Any fool knows what would surely happen next. The reporter would rush his “scoop” into his column or even into a headlined feature story and be the toast of his fellow writers (or more likely the fist-biting envy). The other team would wipe the field with the hapless losers, and the bumble-headed coach would wind up flipping burgers in Modesto.

And yet, we’re seeing this same scenario attempted over and over on international TV, as renowned reporters and even Jim Lehrer of PBS hound and pry and dig and insinuate and harass the president of the United States, our commander in chief, trying to wheedle him into revealing just what our military plans are in Iraq, when we plan to withdraw troops, whether he “counted the cost” estimating the number of American and Iraqi casualties that would be suffered before we went in – as if that kind of “guesstimate” even is possible when you don’t know how the enemy will respond – and to trick or beg him into revealing our whole game plan!
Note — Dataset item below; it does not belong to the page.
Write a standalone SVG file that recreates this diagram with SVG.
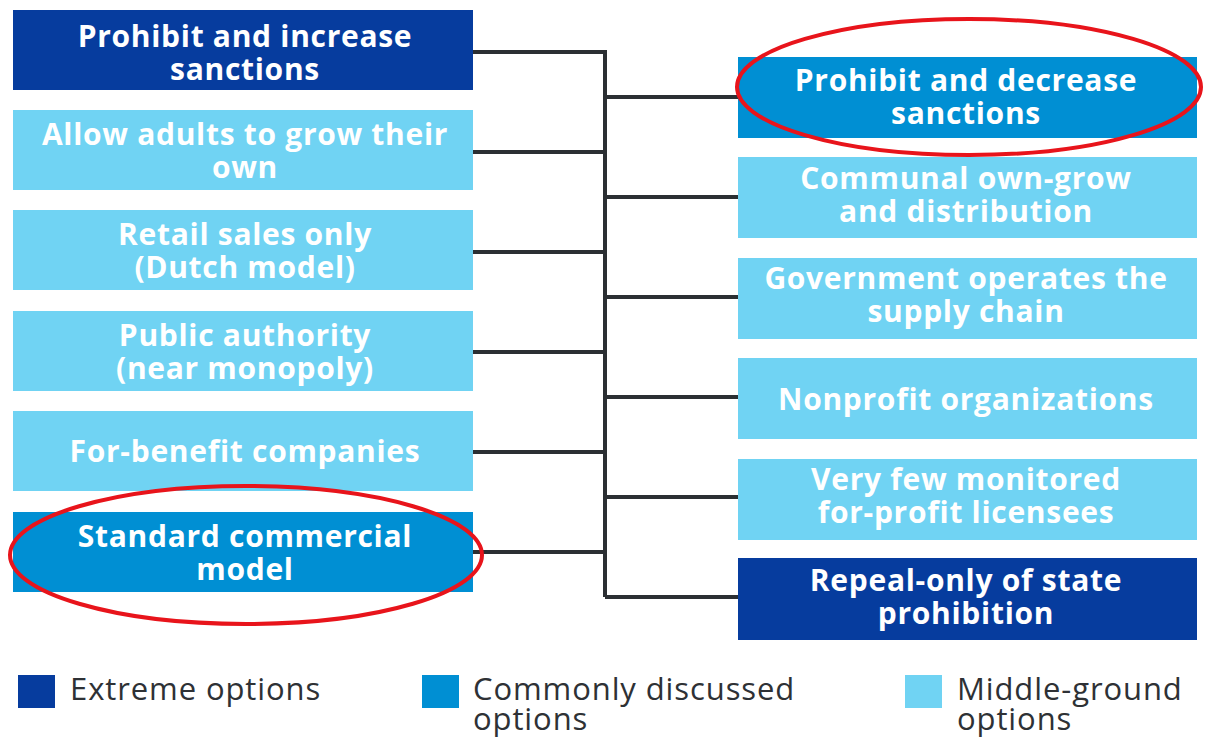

I keep wanting President Bush to look at these irresponsible, insistent hecklers and say something like “Are you writing this for the Post, the Times or Al-Jazeera? It really makes no difference who’s paying you to ask these things; they’re military secrets, in a real war, and if I were the fool you think I am (or you wouldn’t even be embarrassing yourself by asking), anything I tell you will be printed in extremist Islamic papers before the ink is dry on the American special editions! Why don’t you turn your hat back around, stick your press pass back in your pocket, go back to the school you came from and enroll in Journalism 101, where you can learn the difference between reporting on what’s happened, and trying to influence what will happen?”

I said before, in columns like this, and was never challenged or refuted:

When CBS and the “60 Minutes” team rushed to judgment with what they’d dug up about Abu Ghraib – absolutely ignoring the blatant facts that 1) the Army already knew and had investigated and was handling and correcting the inexcusable situation, 2) that these were military secrets in time of war, and 3) that the militants and extremist media would have an absolute field day exploiting and distorting the incidents against us – they were indisputably aiding and abetting our enemies. If you remember, there was a sudden retaliatory rash of kidnappings and beheadings while the masked terrorists proclaimed, “This is for what you Satanic Americans did at Abu Ghraib!” What do you call it when, in time of war, your fellow countrymen deliberately turn over information to the enemy who in turn uses it to kill more of your own countrymen?

You tell me.

And what do you call it when hordes of admittedly liberal, Bush-disdaining, headline-hungry, anti-war, Pollyanna-ish, peacenik Jimmy Olsens clamor to get the president to reveal our military plans and schedules … to our sworn enemies?

You pick your own name. I call it doltish un-American idiocy.